Written instruction:
All of the material below is to be repeated exactly.

Source material:
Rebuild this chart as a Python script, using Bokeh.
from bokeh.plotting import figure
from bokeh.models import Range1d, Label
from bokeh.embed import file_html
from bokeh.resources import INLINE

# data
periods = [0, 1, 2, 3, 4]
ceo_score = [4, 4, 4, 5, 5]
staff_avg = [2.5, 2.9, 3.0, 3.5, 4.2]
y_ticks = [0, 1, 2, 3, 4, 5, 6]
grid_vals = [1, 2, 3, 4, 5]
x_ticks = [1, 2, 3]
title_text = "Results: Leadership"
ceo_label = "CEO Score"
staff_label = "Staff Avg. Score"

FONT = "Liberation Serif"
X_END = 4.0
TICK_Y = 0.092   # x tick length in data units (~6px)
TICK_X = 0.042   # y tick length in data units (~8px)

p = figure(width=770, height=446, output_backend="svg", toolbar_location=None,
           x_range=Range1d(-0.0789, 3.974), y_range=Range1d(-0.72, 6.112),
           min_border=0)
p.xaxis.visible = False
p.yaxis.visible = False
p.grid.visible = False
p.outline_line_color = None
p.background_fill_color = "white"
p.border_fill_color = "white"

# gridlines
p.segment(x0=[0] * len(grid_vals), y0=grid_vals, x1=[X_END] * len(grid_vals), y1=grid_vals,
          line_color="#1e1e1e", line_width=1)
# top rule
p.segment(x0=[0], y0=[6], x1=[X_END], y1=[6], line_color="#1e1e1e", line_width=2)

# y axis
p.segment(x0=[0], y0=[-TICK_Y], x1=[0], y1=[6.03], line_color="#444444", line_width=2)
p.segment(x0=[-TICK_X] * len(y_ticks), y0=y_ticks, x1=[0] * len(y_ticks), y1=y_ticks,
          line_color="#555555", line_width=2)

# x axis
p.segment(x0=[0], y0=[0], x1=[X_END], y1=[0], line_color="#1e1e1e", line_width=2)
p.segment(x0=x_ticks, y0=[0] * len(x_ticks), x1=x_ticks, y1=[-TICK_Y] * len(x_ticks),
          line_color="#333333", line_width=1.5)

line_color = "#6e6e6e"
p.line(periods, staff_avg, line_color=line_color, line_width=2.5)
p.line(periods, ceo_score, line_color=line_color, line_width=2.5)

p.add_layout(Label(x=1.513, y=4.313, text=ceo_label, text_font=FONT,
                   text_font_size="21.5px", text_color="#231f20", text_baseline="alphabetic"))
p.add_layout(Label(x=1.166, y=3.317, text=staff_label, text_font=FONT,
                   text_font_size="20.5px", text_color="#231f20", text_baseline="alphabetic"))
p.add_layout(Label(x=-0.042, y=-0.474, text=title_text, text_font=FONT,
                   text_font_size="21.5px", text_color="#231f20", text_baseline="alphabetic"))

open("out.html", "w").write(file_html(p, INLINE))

Exercise solution:
Rebuild this chart as a Python script, using Bokeh.
from bokeh.plotting import figure
from bokeh.models import Range1d, Label
from bokeh.embed import file_html
from bokeh.resources import INLINE

# data
periods = [0, 1, 2, 3, 4]
ceo_score = [4, 4, 4, 5, 5]
staff_avg = [2.5, 2.9, 3.0, 3.5, 4.2]
y_ticks = [0, 1, 2, 3, 4, 5, 6]
grid_vals = [1, 2, 3, 4, 5]
x_ticks = [1, 2, 3]
title_text = "Results: Leadership"
ceo_label = "CEO Score"
staff_label = "Staff Avg. Score"

FONT = "Liberation Serif"
X_END = 4.0
TICK_Y = 0.092   # x tick length in data units (~6px)
TICK_X = 0.042   # y tick length in data units (~8px)

p = figure(width=770, height=446, output_backend="svg", toolbar_location=None,
           x_range=Range1d(-0.0789, 3.974), y_range=Range1d(-0.72, 6.112),
           min_border=0)
p.xaxis.visible = False
p.yaxis.visible = False
p.grid.visible = False
p.outline_line_color = None
p.background_fill_color = "white"
p.border_fill_color = "white"

# gridlines
p.segment(x0=[0] * len(grid_vals), y0=grid_vals, x1=[X_END] * len(grid_vals), y1=grid_vals,
          line_color="#1e1e1e", line_width=1)
# top rule
p.segment(x0=[0], y0=[6], x1=[X_END], y1=[6], line_color="#1e1e1e", line_width=2)

# y axis
p.segment(x0=[0], y0=[-TICK_Y], x1=[0], y1=[6.03], line_color="#444444", line_width=2)
p.segment(x0=[-TICK_X] * len(y_ticks), y0=y_ticks, x1=[0] * len(y_ticks), y1=y_ticks,
          line_color="#555555", line_width=2)

# x axis
p.segment(x0=[0], y0=[0], x1=[X_END], y1=[0], line_color="#1e1e1e", line_width=2)
p.segment(x0=x_ticks, y0=[0] * len(x_ticks), x1=x_ticks, y1=[-TICK_Y] * len(x_ticks),
          line_color="#333333", line_width=1.5)

line_color = "#6e6e6e"
p.line(periods, staff_avg, line_color=line_color, line_width=2.5)
p.line(periods, ceo_score, line_color=line_color, line_width=2.5)

p.add_layout(Label(x=1.513, y=4.313, text=ceo_label, text_font=FONT,
                   text_font_size="21.5px", text_color="#231f20", text_baseline="alphabetic"))
p.add_layout(Label(x=1.166, y=3.317, text=staff_label, text_font=FONT,
                   text_font_size="20.5px", text_color="#231f20", text_baseline="alphabetic"))
p.add_layout(Label(x=-0.042, y=-0.474, text=title_text, text_font=FONT,
                   text_font_size="21.5px", text_color="#231f20", text_baseline="alphabetic"))

open("out.html", "w").write(file_html(p, INLINE))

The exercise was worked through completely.